Federal paperwork reviewers recently signed off on a major package of Patient Protection and Affordable Care Act (PPACA) forms.
The package includes Form 1094-C, which is the form employers are supposed to use to tell the IRS whether they offered workers minimum essential coverage (MEC), and Form 1095-C, which is the form employers are supposed to use to tell the workers themselves whether they had or were offered MEC.
See also: IRS redesigns PPACA coverage notice drafts.
Employers can send 1095-C forms to workers this year, for the 2014 plan year, if they want to.
What Your Peers Are Reading
“Applicable large employers” will have to send 2015 plan-year forms to workers by Jan. 31, 2016.
Elizabeth Vollmar, a compliance lawyer at Lockton Companies, says in a commentary that the final IRS instructions for the forms will create a massive data collection and assimilation effort.
The bad news, she says, is that the IRS left the draft forms as is.
The good news is that employers and others who assumed the final forms would look like the draft forms can continue to move forward with the data-gathering efforts they’ve been developing.
For a look at some of the gremlins commenters found in the draft versions of the forms, read on.
1. Mailing monsters
Jonathan Foley, a director at the U.S. Office of Personnel Management (OPM) — the benefits office for IRS workers and other federal workers — has written to ask whether OPM really has to mail the 1095-C forms to federal employees.

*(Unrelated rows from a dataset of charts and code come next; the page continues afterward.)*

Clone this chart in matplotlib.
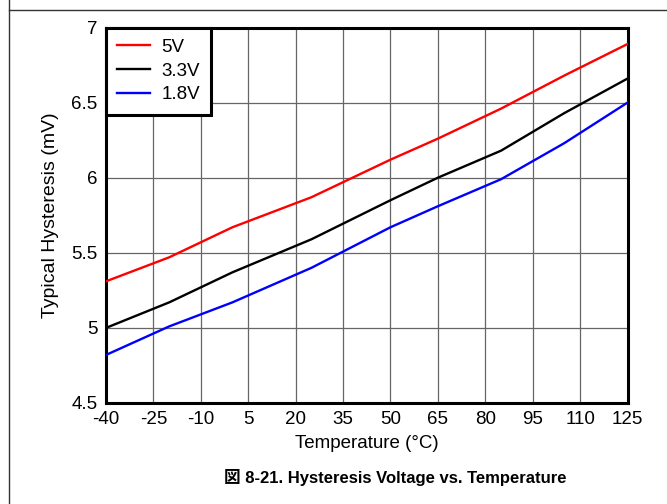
import matplotlib
matplotlib.use("Agg")
import matplotlib.pyplot as plt
from matplotlib.lines import Line2D

plt.rcParams["font.family"] = ["Liberation Sans", "Noto Sans CJK JP", "DejaVu Sans"]
plt.rcParams["axes.unicode_minus"] = False

# Hysteresis readings per supply voltage (mV)
temps = [-40, -20, 0, 25, 50, 65, 85, 105, 125]
hyst_5v0 = [5.31, 5.47, 5.67, 5.87, 6.12, 6.26, 6.46, 6.68, 6.89]
hyst_3v3 = [5.00, 5.17, 5.37, 5.59, 5.85, 6.00, 6.18, 6.43, 6.66]
hyst_1v8 = [4.82, 5.01, 5.17, 5.40, 5.67, 5.81, 5.99, 6.23, 6.50]

x_ticks = [-40, -25, -10, 5, 20, 35, 50, 65, 80, 95, 110, 125]
y_ticks = [4.5, 5, 5.5, 6, 6.5, 7]
y_labels = ["4.5", "5", "5.5", "6", "6.5", "7"]

fig = plt.figure(figsize=(6.67, 5.04), dpi=100)
ax = fig.add_axes([106 / 667, 1 - 403 / 504, 521.5 / 667, 375.5 / 504])

ax.plot(temps, hyst_5v0, color="#ff0000", lw=1.7, label="5V", zorder=3)
ax.plot(temps, hyst_3v3, color="black", lw=1.7, label="3.3V", zorder=3)
ax.plot(temps, hyst_1v8, color="#0000ff", lw=1.7, label="1.8V", zorder=3)

ax.set_xlim(-40, 125)
ax.set_ylim(4.5, 7)
ax.set_xticks(x_ticks)
ax.set_yticks(y_ticks)
ax.set_yticklabels(y_labels)
ax.tick_params(length=0, labelsize=13.5, pad=6)
ax.grid(True, color="#666666", lw=0.9)
ax.set_axisbelow(True)
for s in ax.spines.values():
    s.set_linewidth(2.2)

ax.set_xlabel("Temperature (°C)", fontsize=13.5, labelpad=5)
ax.set_ylabel("Typical Hysteresis (mV)", fontsize=14, labelpad=9)

leg = ax.legend(loc="upper left", borderaxespad=0, fancybox=False, framealpha=1,
                edgecolor="black", fontsize=13.5, handlelength=1.75, labelspacing=0.35,
                borderpad=0.6, handletextpad=0.6)
leg.get_frame().set_linewidth(2.2)

fig.text(395 / 667, 1 - 477 / 504, "図 8-21. Hysteresis Voltage vs. Temperature",
         ha="center", va="center", fontsize=12, fontweight="bold")

# page frame lines
fig.add_artist(Line2D([9 / 667, 9 / 667], [0, 1], transform=fig.transFigure, color="#333333", lw=1))
fig.add_artist(Line2D([9 / 667, 1], [1 - 10 / 504, 1 - 10 / 504], transform=fig.transFigure,
                      color="#333333", lw=1))

fig.savefig("out.png", dpi=100)
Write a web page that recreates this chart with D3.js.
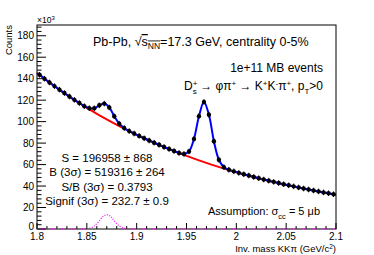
<!DOCTYPE html>
<html>
<head>
<meta charset="utf-8">
<script src="https://cdn.jsdelivr.net/npm/d3@7"></script>
<style>
  body { margin: 0; background: #fff; }
  text { font-family: "Liberation Sans", Arial, sans-serif; fill: #000; }
</style>
</head>
<body>
<svg width="374" height="255"></svg>
<script>
// bin centres (GeV/c^2) and counts (x10^3)
var mass = d3.range(60).map(function(i) { return 1.8025 + 0.005 * i; });
var counts = [
  143.6, 140.0, 136.5, 133.1, 129.8, 126.6, 123.4, 120.3, 117.3, 114.4,
  112.5, 112.4, 115.2, 116.8, 113.2, 105.0, 98.1, 94.0, 91.2, 88.9,
  86.7, 84.5, 82.4, 80.4, 78.4, 76.4, 74.5, 72.6, 70.8, 69.9,
  72.2, 83.9, 105.1, 118.3, 106.4, 81.7, 64.5, 57.6, 55.2, 53.7,
  52.3, 51.0, 49.8, 48.5, 47.3, 46.1, 45.0, 43.9, 42.8, 41.7,
  40.7, 39.7, 38.7, 37.7, 36.8, 35.9, 35.0, 34.1, 33.3, 32.4
];
// background fit (red), knots
var bgMass = [1.8, 1.825, 1.85, 1.875, 1.9, 1.925, 1.95, 1.975, 2.0, 2.025, 2.05, 2.075, 2.1];
var bgVal = [145.3, 128.0, 112.9, 99.5, 87.7, 77.3, 68.1, 60.0, 52.9, 46.6, 41.1, 36.2, 31.9];
// D+ template (magenta dotted)
var dpMass = [1.8, 1.845, 1.852, 1.857, 1.862, 1.866, 1.870, 1.874, 1.878, 1.883, 1.888, 1.895, 2.1];
var dpVal = [0, 0, 0.6, 2.5, 7.0, 11.5, 13.3, 11.5, 7.0, 2.5, 0.6, 0, 0];

var xTicks = [1.8, 1.85, 1.9, 1.95, 2, 2.05, 2.1];
var yTicks = [0, 20, 40, 60, 80, 100, 120, 140, 160, 180];

var margin = {top: 25, right: 38, bottom: 26, left: 37},
    width = 374 - margin.left - margin.right,
    height = 255 - margin.top - margin.bottom;

var svg = d3.select("svg").append("g")
    .attr("transform", "translate(" + margin.left + "," + margin.top + ")");

var x = d3.scaleLinear().domain([1.8, 2.1]).range([0, width]);
var y = d3.scaleLinear().domain([0, 190]).range([height, 0]);

// frame
svg.append("rect")
    .attr("width", width).attr("height", height)
    .attr("fill", "none").attr("stroke", "#000").attr("stroke-width", 1);

// ticks (ROOT style, pointing inward)
var xMinor = d3.range(0, 31).map(function(i) { return 1.8 + i * 0.01; });
svg.append("g").selectAll("line").data(xMinor).enter().append("line")
    .attr("x1", function(d) { return x(d); }).attr("x2", function(d) { return x(d); })
    .attr("y1", height)
    .attr("y2", function(d, i) { return height - (i % 5 == 0 ? 6 : 3); })
    .attr("stroke", "#000");
var yMinor = d3.range(0, 48).map(function(i) { return i * 4; });
svg.append("g").selectAll("line").data(yMinor).enter().append("line")
    .attr("y1", function(d) { return y(d); }).attr("y2", function(d) { return y(d); })
    .attr("x1", 0)
    .attr("x2", function(d, i) { return i % 5 == 0 ? 9 : 4.5; })
    .attr("stroke", "#000");

svg.append("g").selectAll("text").data(xTicks).enter().append("text")
    .attr("x", function(d) { return x(d); })
    .attr("y", height + 10.5)
    .attr("text-anchor", "middle")
    .style("font-size", "10px")
    .text(function(d) { return d; });
svg.append("g").selectAll("text").data(yTicks).enter().append("text")
    .attr("x", -3)
    .attr("y", function(d) { return y(d) + (d == 0 ? 0.5 : 3.5); })
    .attr("text-anchor", "end")
    .style("font-size", "10px")
    .text(function(d) { return d; });

svg.append("text").attr("x", 0).attr("y", -2).style("font-size", "8.5px")
  .text("\u00d710").append("tspan").attr("dy", -3).style("font-size", "6px").text("3");

svg.append("text")
    .attr("transform", "translate(-25,0) rotate(-90)")
    .attr("text-anchor", "end")
    .style("font-size", "9.5px")
    .text("Counts");

var xt = svg.append("text").attr("x", width).attr("y", height + 23)
    .attr("text-anchor", "end").style("font-size", "9.5px");
xt.append("tspan").text("Inv. mass KK\u03c0 (GeV/c");
xt.append("tspan").attr("dy", -3.5).style("font-size", "6.5px").text("2");
xt.append("tspan").attr("dy", 3.5).text(")");

// D+ template
svg.append("path")
    .attr("fill", "none").attr("stroke", "#ff00ff").attr("stroke-width", 1.2)
    .attr("stroke-dasharray", "1,1.5")
    .attr("d", d3.line().curve(d3.curveMonotoneX)
        .x(function(d, i) { return x(dpMass[i]); })
        .y(function(d) { return y(d); })(dpVal));

// background fit
svg.append("path")
    .attr("fill", "none").attr("stroke", "#ff0000").attr("stroke-width", 2)
    .attr("d", d3.line().curve(d3.curveNatural)
        .x(function(d, i) { return x(bgMass[i]); })
        .y(function(d) { return y(d); })(bgVal));

// total fit
var fitMass = [1.8].concat(mass, [2.1]);
var fitVal = [145.3].concat(counts, [31.9]);
svg.append("path")
    .attr("fill", "none").attr("stroke", "#0000ff").attr("stroke-width", 2)
    .attr("d", d3.line().curve(d3.curveCatmullRom.alpha(0.5))
        .x(function(d, i) { return x(fitMass[i]); })
        .y(function(d) { return y(d); })(fitVal));

// data points
var pts = svg.append("g");
pts.selectAll("line").data(counts).enter().append("line")
    .attr("x1", function(d, i) { return x(mass[i]); })
    .attr("x2", function(d, i) { return x(mass[i]); })
    .attr("y1", function(d) { return y(d) - 2.8; })
    .attr("y2", function(d) { return y(d) + 2.8; })
    .attr("stroke", "#000").attr("stroke-width", 1);
pts.selectAll("circle").data(counts).enter().append("circle")
    .attr("cx", function(d, i) { return x(mass[i]); })
    .attr("cy", function(d) { return y(d); })
    .attr("r", 2.2)
    .attr("fill", "#000");

// labels
var t1 = svg.append("text").attr("x", 56).attr("y", 21).style("font-size", "12.5px");
t1.append("tspan").text("Pb-Pb, \u221a");
t1.append("tspan").style("text-decoration", "overline").text("s");
t1.append("tspan").attr("dy", 2.5).style("font-size", "8.5px").style("text-decoration", "overline").text("NN");
t1.append("tspan").attr("dy", -2.5).text("=17.3 GeV, centrality 0-5%");

svg.append("text").attr("x", 286).attr("y", 47).attr("text-anchor", "end")
    .style("font-size", "12px").text("1e+11 MB events");

var t3 = svg.append("text").attr("x", 286).attr("y", 65).attr("text-anchor", "end").style("font-size", "12px");
t3.append("tspan").text("D");
t3.append("tspan").attr("dy", -4.5).style("font-size", "8px").text("+");
t3.append("tspan").attr("dx", -4.5).attr("dy", 8).style("font-size", "8px").text("s");
t3.append("tspan").attr("dy", -3.5).text(" \u2192 \u03c6\u03c0");
t3.append("tspan").attr("dy", -4.5).style("font-size", "8px").text("+");
t3.append("tspan").attr("dy", 4.5).text(" \u2192 K");
t3.append("tspan").attr("dy", -4.5).style("font-size", "8px").text("+");
t3.append("tspan").attr("dy", 4.5).text("K");
t3.append("tspan").attr("dy", -4.5).style("font-size", "8px").text("-");
t3.append("tspan").attr("dy", 4.5).text("\u03c0");
t3.append("tspan").attr("dy", -4.5).style("font-size", "8px").text("+");
t3.append("tspan").attr("dy", 4.5).text(", p");
t3.append("tspan").attr("dy", 3.5).style("font-size", "8px").text("T");
t3.append("tspan").attr("dy", -3.5).text(">0");

var stats = ["S = 196958 \u00b1 868", "B (3\u03c3) = 519316 \u00b1 264",
             "S/B (3\u03c3) = 0.3793", "Signif (3\u03c3) = 232.7 \u00b1 0.9"];
svg.append("g").selectAll("text").data(stats).enter().append("text")
    .attr("x", 70).attr("y", function(d, i) { return 136.5 + i * 14.5; })
    .attr("text-anchor", "middle").style("font-size", "11.5px")
    .text(function(d) { return d; });

var t4 = svg.append("text").attr("x", 283).attr("y", 190).attr("text-anchor", "end").style("font-size", "11px");
t4.append("tspan").text("Assumption: \u03c3");
t4.append("tspan").attr("dy", 3.5).style("font-size", "7.5px").text("cc");
t4.append("tspan").attr("dy", -3.5).text(" = 5 \u03bcb");
</script>
</body>
</html>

Most federal employees already can see paystubs, W-2 forms, W-4 forms and other forms online, and OPM could easily put the 1095-C forms in the same system, Foley says. If regulators would let OPM deliver the forms electronically, that would save taxpayers millions of dollars, he says.
2. Time monsters
Several commenters note that employers, insurers and outside plan administrators are rushing to try to comply with complicated, rapidly changing PPACA-related rules and regulations.